IDF14のテクニカルセッションで公開されたスライド。Cherry Trailに相当する14nmが2015年へ移動していることが分かる

 では、この現状がどこかでひっくり返すことは可能なのだろうか? 言い換えればIntelはそうした戦略を持っているのだろうか?

 その鍵は、Core Mや第5世代Coreプロセッサの製造にも利用されている14nmプロセスルールだ。Intelは14nmプロセスルール世代のAtomで、GPUを強化した「Cherry Trail」、そしてCPUも含めて新アーキテクチャになる「Broxton」を投入する。

 Intelはこの14nmプロセスルール世代の製品に大きな自信を持っている。COMPUTEX TAIPEIでも、Intel副社長兼モバイルコミュニケーション事業本部 モバイル & Intelセキュリティープラットフォーム事業部長のジュリー・カッパーノル氏は「2015年にBroxtonを市場に投入すると、現在は他社のSoCを利用している17の大手スマートフォンOEMメーカーも、我々のSoCとモデムの採用を開始すると考えている」と自信を示していた(別記事参照)。

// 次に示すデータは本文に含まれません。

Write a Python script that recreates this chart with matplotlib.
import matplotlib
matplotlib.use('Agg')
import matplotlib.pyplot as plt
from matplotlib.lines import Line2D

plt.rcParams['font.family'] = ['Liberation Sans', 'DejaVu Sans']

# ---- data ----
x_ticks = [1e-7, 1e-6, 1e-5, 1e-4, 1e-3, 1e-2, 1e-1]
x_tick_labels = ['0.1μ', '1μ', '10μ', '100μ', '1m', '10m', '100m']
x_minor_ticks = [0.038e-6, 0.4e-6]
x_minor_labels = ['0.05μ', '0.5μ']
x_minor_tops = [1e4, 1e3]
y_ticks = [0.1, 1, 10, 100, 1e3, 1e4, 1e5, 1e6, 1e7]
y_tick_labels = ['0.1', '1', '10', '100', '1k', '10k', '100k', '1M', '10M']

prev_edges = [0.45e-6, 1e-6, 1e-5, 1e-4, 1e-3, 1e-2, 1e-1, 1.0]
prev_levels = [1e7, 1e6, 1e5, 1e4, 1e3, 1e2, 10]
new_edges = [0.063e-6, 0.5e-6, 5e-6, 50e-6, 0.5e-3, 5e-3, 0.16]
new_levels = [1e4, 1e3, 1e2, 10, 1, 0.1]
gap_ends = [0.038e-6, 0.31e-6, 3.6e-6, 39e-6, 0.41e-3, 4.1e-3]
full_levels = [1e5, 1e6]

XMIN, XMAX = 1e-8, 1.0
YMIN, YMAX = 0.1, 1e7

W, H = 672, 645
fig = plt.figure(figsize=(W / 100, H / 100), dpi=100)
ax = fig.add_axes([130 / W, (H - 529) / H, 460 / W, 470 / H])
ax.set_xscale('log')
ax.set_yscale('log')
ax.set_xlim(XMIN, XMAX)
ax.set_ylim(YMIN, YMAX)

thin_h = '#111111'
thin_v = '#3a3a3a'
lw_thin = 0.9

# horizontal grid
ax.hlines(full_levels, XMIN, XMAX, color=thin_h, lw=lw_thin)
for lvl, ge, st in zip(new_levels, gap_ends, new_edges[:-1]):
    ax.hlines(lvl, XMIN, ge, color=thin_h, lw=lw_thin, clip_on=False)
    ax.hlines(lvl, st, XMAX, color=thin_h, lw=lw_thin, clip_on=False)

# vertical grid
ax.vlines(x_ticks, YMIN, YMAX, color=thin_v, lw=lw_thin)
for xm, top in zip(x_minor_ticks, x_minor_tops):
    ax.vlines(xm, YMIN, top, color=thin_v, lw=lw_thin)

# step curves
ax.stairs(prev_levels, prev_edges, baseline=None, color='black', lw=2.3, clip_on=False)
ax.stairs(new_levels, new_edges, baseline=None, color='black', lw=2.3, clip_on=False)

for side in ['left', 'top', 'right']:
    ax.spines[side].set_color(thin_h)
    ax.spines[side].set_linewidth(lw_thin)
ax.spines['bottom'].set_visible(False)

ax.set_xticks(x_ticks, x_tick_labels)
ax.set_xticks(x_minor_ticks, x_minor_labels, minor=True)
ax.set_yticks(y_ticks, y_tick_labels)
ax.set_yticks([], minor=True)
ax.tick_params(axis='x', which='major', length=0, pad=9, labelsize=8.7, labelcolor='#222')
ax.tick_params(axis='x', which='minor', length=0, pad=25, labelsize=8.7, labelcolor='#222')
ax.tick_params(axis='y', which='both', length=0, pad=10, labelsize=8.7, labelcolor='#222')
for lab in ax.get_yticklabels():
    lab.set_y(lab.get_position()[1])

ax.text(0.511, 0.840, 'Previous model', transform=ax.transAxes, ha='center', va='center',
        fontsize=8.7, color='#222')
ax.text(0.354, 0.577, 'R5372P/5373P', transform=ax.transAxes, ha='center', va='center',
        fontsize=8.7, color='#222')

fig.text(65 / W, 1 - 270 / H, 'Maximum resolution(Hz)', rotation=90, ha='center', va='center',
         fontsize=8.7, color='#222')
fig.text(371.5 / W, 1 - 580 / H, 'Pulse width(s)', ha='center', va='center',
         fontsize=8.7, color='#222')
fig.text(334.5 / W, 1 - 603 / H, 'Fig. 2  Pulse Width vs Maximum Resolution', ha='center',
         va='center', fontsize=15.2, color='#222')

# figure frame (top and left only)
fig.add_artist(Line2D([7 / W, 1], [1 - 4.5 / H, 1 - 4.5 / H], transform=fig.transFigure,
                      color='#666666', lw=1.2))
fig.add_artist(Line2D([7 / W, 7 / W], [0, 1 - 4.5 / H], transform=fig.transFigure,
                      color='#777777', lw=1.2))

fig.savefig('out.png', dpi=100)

 確かに、競合他社は現時点ではようやく22/20nm世代のプロセスルールでの量産出荷を開始したような段階で、16/14nm世代のプロセスルールでの製造に取りかかれるようになるまで時間がかかると見られている。その間に、スマートフォン/タブレット向けのSoCを14nmプロセスで製造し、性能の優位性で大手OEMメーカーを獲得する、これがIntelのストーリーだろう。

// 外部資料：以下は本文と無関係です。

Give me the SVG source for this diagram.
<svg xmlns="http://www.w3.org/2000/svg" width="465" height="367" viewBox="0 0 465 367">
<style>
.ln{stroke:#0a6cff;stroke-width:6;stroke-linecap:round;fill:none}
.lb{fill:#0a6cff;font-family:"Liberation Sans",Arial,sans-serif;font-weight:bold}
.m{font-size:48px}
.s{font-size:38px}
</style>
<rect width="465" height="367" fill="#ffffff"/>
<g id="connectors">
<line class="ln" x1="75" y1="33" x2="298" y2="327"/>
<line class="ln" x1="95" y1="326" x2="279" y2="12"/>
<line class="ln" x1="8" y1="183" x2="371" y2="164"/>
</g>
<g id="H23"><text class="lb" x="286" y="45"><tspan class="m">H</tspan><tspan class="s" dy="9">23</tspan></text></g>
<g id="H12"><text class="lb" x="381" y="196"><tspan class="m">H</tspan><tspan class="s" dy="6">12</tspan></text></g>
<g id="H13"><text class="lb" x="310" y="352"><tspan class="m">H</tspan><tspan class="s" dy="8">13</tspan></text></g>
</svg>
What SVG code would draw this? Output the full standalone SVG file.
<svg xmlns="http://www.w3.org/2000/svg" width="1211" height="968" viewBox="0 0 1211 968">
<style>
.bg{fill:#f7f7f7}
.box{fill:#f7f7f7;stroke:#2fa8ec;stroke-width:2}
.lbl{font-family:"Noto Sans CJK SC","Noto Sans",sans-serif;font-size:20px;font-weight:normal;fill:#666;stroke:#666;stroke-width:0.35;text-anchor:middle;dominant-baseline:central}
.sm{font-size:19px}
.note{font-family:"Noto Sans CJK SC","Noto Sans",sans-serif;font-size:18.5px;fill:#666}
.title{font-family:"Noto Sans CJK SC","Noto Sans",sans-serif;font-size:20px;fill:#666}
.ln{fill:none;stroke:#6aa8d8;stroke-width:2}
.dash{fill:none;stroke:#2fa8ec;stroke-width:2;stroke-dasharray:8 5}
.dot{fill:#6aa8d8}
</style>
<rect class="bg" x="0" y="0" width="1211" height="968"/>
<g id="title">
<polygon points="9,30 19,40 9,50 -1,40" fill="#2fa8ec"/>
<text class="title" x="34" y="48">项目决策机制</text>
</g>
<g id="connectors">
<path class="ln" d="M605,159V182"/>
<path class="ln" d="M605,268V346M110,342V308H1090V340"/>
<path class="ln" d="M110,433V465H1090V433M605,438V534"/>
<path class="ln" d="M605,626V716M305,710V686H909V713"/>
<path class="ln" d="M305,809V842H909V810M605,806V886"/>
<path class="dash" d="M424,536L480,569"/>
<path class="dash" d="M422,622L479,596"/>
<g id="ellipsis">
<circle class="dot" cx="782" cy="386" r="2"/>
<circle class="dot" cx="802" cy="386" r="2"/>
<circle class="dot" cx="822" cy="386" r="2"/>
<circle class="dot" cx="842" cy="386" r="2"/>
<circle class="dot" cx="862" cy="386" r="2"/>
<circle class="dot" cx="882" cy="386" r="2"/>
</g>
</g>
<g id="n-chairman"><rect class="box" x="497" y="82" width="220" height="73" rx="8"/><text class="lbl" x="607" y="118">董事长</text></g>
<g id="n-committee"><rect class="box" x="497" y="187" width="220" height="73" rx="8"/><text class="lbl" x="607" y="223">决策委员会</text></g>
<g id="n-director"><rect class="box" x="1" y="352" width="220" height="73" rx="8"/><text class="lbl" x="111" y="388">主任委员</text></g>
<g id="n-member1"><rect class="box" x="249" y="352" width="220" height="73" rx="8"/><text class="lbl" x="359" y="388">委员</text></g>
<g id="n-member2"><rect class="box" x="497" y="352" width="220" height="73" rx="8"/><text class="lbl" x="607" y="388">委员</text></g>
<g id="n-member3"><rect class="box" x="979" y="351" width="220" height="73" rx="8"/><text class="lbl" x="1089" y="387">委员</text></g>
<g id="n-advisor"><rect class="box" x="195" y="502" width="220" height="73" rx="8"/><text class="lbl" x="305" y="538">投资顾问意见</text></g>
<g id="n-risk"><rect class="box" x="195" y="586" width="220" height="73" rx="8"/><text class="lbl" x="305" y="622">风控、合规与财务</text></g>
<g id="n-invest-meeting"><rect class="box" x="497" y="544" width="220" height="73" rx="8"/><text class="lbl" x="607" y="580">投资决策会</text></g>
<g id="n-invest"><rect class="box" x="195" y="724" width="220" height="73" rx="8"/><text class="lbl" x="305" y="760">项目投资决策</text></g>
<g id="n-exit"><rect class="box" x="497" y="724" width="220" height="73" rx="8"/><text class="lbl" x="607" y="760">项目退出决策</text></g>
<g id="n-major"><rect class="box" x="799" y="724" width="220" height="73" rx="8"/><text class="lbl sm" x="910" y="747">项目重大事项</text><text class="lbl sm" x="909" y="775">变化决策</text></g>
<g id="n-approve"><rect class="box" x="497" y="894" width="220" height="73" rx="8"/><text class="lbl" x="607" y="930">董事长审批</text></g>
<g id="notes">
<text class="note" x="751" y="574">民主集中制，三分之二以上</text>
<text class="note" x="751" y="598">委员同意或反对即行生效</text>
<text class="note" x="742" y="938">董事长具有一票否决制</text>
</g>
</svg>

 だが、その戦略にはやや陰りが出始めている。というのも、本来であれば年末までにリリースされるはずだった、Cherry Trailが、1~2四半期遅れて、2015年にずれ込んでしまったからだ。IDFで行なわれたモバイルSoCの戦略を説明するテクニカルセッションでも、Cherry Trailが2015年になったことが明らかにされている。

 現時点では、なぜずれ込んでしまったのかは明らかではないが、同じ14nmのBroadwellの歩留まりを上げるのに苦労したこともあり、その余波を受けてしまったのかもしれない。現時点ではBroxtonの出荷時期がどうなるのかは明確ではないが、Cherry Trailがずれ込んでしまった以上、玉突きでBroxtonも遅れる可能性は高い。

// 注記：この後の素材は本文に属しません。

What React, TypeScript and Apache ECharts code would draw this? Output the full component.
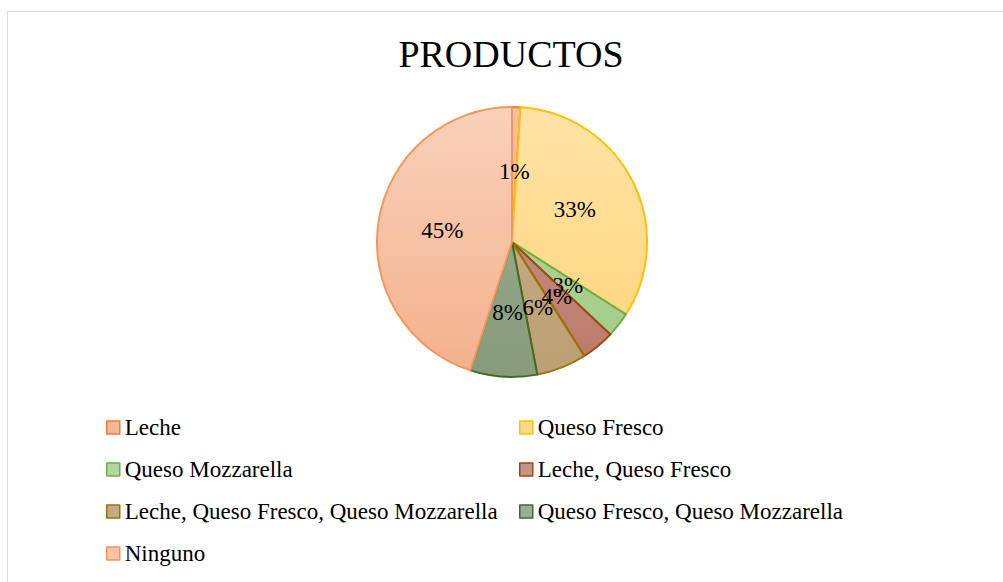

 問題はスケジュールが後ろ倒しになればなるほど、Intelが14nmプロセスのリードで得られるはずだった恩恵が減っていくことだ。競合他社だって寝ているわけではないので、16/14nmプロセスの導入を急ぐし、キャッチアップしてくるだろう。そうなれば、Intelのリードは小さくなり、OEMメーカーがほかの選択肢を検討できる。もう一度仕切り直して、きっちりとロードマップ通りに製品を出していくことが必要になるだろう。

14年は少々無理をしてもシェア獲得を優先したIntel。次の一手は何か?

 14nmのモバイル向けSoCを2014年中に出すという公約は残念ながら守れそうにないが、もう1つの公約であるIAタブレットを2014年に4,000万台出荷するという目標に関しては実現する可能性が高そうだ。日本のような成熟市場にも魅力的なIAタブレットが多数登場しており、DellのVenue 8 7000のように、今後も魅力的な製品が多数予定されている。また、成長市場にはODMメーカーの廉価なIA Androidタブレットの多数登場しており、市場のシェアを獲得しつつある。

 ユーザーとしては、この状況は素直に歓迎して良いだろう。SoCベンダーが赤字であろうが、黒字であろうが、そんなことは最終製品を購入するユーザーには関係のない話だ。Intelが半ば赤字覚悟で現在の価格戦略を続けるうちは、OEMベンダーは安価にSoCを手に入れることができるので、結果的に最終製品の値段も下がることになる。以前の記事でも触れた通り、Bay Trailを搭載したAndroidタブレットは価格以上の性能を実現しており、ユーザーにとっては魅力的な選択肢となっている。

 もちろん、Intelも営利企業である以上、現在のようにずっと事業部が赤字という状況を放置することは許されないだろう。現在の状況は“カンフル剤”とセットであることは既に述べた通りで、終わりの見えない“薬漬け”の状態が正常かと問われれば、そうとは言えないだろう。しかし、どこかでそのカンフル剤の投入を終了すれば、シェアが急速に萎んでしまう可能性もあり、Intelにとっては今後も非常に難しい舵取りを迫られることになる。

 さらに、どこかでしっかりと利益を出せる体制にならない限りは、株主から事業部ごとなくしてしまえという圧力がかかる可能性は高く、なんらかの軌道修正は必要になると思う。その意味で、次にIntelが開催する投資家向けの説明会で、どのような戦略を打ち出してくるのかが重要になってくる。

 おそらく、Intelの幹部が2014年にIAタブレットを4,000万台という目標を立てた時には、この状況(大きな営業赤字を計上するという状況)は覚悟の上で投資と割り切って立てたのだろう(そうでなければ単なる無能な経営者ということになる)。そして、多少を無理をしても市場のシェアを奪うことを優先してそれを着実に実行した。そして、次に来る2015年の目標と、それを実現する戦略をどうするのか、それが次の焦点となるのではないだろうか。